Understanding URL Encoding
URL Encoding (also known as Percent Encoding) is a mechanism to encode information in a Uniform Resource Identifier (URI) under certain circumstances. While URIs can technically contain a wide range of characters, many systems (like emails and browsers) only support a limited subset of ASCII characters.
This tool converts unsafe or non-ASCII characters into a format that consists of a percent sign (%) followed by two hexadecimal digits. For example, the space character is encoded as %20.
The Role of Percent Encoding
The primary use case for encoding is to ensure that the URL remains intact when transmitted over the internet. Without encoding, characters like spaces could break the URL structure, or characters like `?` and `&` could be misinterpreted as query delimiters rather than literal text.
Reserved vs. Unreserved Characters
In URL encoding, there is a distinction between characters that must be encoded and those that should not be encoded. This distinction is crucial for keeping URLs readable.
- Unreserved Characters: These characters (A-Z, a-z, 0-9, and `-`, `_`, `.`, `~`) never need to be encoded. They are safe to use in a URL as-is.
- Reserved Characters: Characters like `?`, `/`, `&`, `=`, `+` have special meaning in URLs (delimiters for query parameters, paths, etc.). While you can encode them, the standard is to leave them unencoded unless they are part of the data payload (e.g., a search query containing a question mark).

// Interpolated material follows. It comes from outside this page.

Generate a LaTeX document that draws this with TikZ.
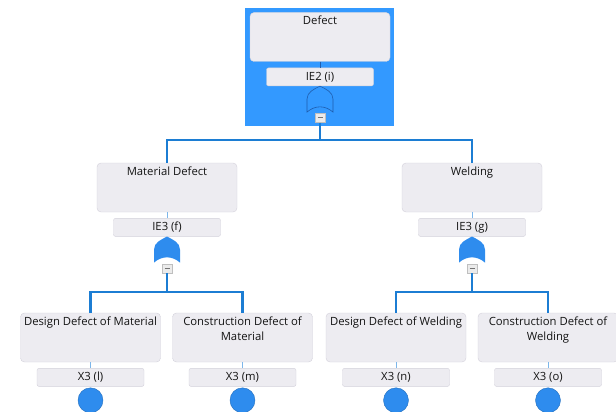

- Unsafe Characters: Spaces, quotes, angle brackets, braces, pipes, backslashes, and non-ASCII characters (like emojis or accented letters) must always be encoded.
Form Data and Query Strings
When you submit a web form (like a search bar or login), the data is typically sent to the server using the GET method in a "Query String". This string appears after the ? in the URL.
Example
If a user searches for "C++ Tutorial", the browser automatically encodes the `+` sign. The resulting URL looks like this:
https://example.com/search?q=C%2B%2B+Tutorial
If the server receives C%2B%2B, it decodes it back to "C++" to perform the search. This tool mimics that exact process.